Sometimes, you gotta roll with the punches and a ski bum needs nourishment too.
I moved onto The Accidental Farm on December 21st, 2005 with my Blue Heeler, Marley.
Marley loved the animals, chasing them in particular. The donkey, she developed a playful relationship with. We got familiar with the animals we had inherited. There wasn’t much to do but plough snow, feed animals and ski. No matter how I organized my 3 rooms of furniture in the 4 bedroom house, it still looked as stark as an IKEA advertisement.
I met the neighbours and quickly became interested in the person who had owned the orchard and farm which our property was part of. The previous owners had built the barn on the location of the original old barn. I kept digging up crude horse shoes, big ones. I sensed there was a story.
When the road first came through Slocan Park, it detoured to the northeast because the existing location was a swampy slough in many places. The original road came right past our home on Upper Slocan Park Road and joined with what is now a dead end road called Crebbin Road.
Pearl Crebbin owned the property and also operated the local post office from the front of her log home. It appears that Pearl ran the farm alone. She was a slight woman but was tenacious.
Bob, my neighbour, grew up in the area with his 2 brothers. Their father often sent the boys up to check on ‘Old Lady Crebbin’. Bob tells a story about chatting with Pearl as she drew a 30-06 onto her shoulder, released the safety, aimed above and to the left of his head, and shot a black bear out of an apple tree. She put the rifle down and continued the conversation as if she had just sneezed.
Rumour has it that Pearl had a romance with a wealthy married local business tycoon and lived out her days pining for him, sure that he would leave his wife for her. She never did marry.
When the local volunteer fire department got the call that there was a fire at Old Lady Crebbin’s, they responded to find 5-10,000 rounds of ammunition going off in a fire they presume was caused by a tipped gas lantern, but didn’t get close enough to find the cause. They dove for cover and the fire raged.
We don’t know more than that about Pearl. We have a large collection of her horse-shoes, some old ploughing implements and a two wagon assemblies that are quickly turning to dust. We tend a dozen 50+ year old apple trees that she likely planted and cared for. Perhaps there is a black bear buried near one of them.
Bob tells a story of asking Pearl if she wanted one old wagon, which she did not. He and his buddies pushed it down the hill until it got flat and then went and got their dad to help them drag it home. It sat there for decades until the previous owner of my property spotted it, paid $500 for it and paid a truck to haul it home, where it still sits.

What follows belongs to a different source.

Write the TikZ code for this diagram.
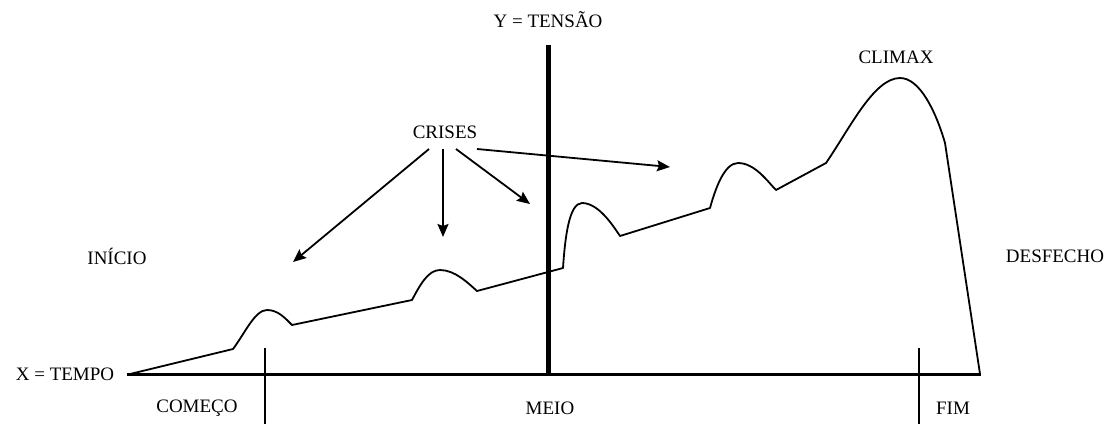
\documentclass[tikz,border=0pt]{standalone}
\usepackage{fontspec}
\setmainfont{Liberation Serif}
\usetikzlibrary{arrows.meta}
\tikzset{
  lbl/.style={font=\fontsize{19}{21}\selectfont, inner sep=0pt},
  curve/.style={line width=1.8pt, line join=round},
  axisx/.style={line width=3pt},
  axisy/.style={line width=5pt},
  tick/.style={line width=1.4pt},
  crisisarrow/.style={line width=1.8pt, -{Stealth[length=13pt,width=11pt,inset=2pt]}}
}
\begin{document}
\begin{tikzpicture}[x=1pt,y=-1pt]
\useasboundingbox (0,0) rectangle (1115,424);
% labels
\node[lbl] (ylab) at (548,20) {Y = TENSÃO};
\node[lbl] (xlab) at (65,374) {X = TEMPO};
\node[lbl] (inicio) at (117,256) {INÍCIO};
\node[lbl] (desfecho) at (1055,256) {DESFECHO};
\node[lbl] (climax) at (896,57) {CLIMAX};
\node[lbl] (crises) at (445,132) {CRISES};
\node[lbl] (comeco) at (197,408) {COMEÇO};
\node[lbl] (meio) at (550,408) {MEIO};
\node[lbl] (fim) at (953,408) {FIM};
% axes
\coordinate (x0) at (127,374);
\coordinate (x1) at (981,374);
\coordinate (y0) at (548,45);
\coordinate (y1) at (548,376);
\draw[axisx] (x0) -- (x1);
\draw[axisy] (y0) -- (y1);
\coordinate (t1a) at (265,348);
\coordinate (t1b) at (265,424);
\coordinate (t2a) at (919,348);
\coordinate (t2b) at (919,424);
\draw[tick] (t1a) -- (t1b);
\draw[tick] (t2a) -- (t2b);
% tension curve
\draw[curve] (130,374) -- (233,349)
  .. controls (245,333) and (255,310) .. (267,310)
  .. controls (278,310) and (285,318) .. (292,325)
  -- (412,300)
  .. controls (420,285) and (428,270) .. (440,270)
  .. controls (455,270) and (468,283) .. (477,291)
  -- (563,268)
  .. controls (565,238) and (569,203) .. (582,203)
  .. controls (598,203) and (612,224) .. (620,236)
  -- (710,208)
  .. controls (715,190) and (724,163) .. (738,163)
  .. controls (755,163) and (768,182) .. (776,190)
  -- (826,163)
  .. controls (850,128) and (874,78) .. (900,78)
  .. controls (920,78) and (936,112) .. (945,143)
  -- (980,374);
% arrows
\coordinate (a1s) at (429,149);
\coordinate (a1e) at (293,262);
\coordinate (a2s) at (443,149);
\coordinate (a2e) at (443,237);
\coordinate (a3s) at (456,149);
\coordinate (a3e) at (530,204);
\coordinate (a4s) at (477,149);
\coordinate (a4e) at (670,167);
\draw[crisisarrow] (a1s) -- (a1e);
\draw[crisisarrow] (a2s) -- (a2e);
\draw[crisisarrow] (a3s) -- (a3e);
\draw[crisisarrow] (a4s) -- (a4e);
\end{tikzpicture}
\end{document}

We gave a bunch of old wagon wheel parts to Dave in Fruitvale who makes wagon wheels and wagons as a hobby. His work is showcased at Fort Steele with their beautiful work horses. Apparently, some of our parts are perfect for building wheels to support the large water/fire wagon the horses haul. Before Pearl’s old wagon is unrecognizable, we will give that to him too.
We hope that would make Pearl happy.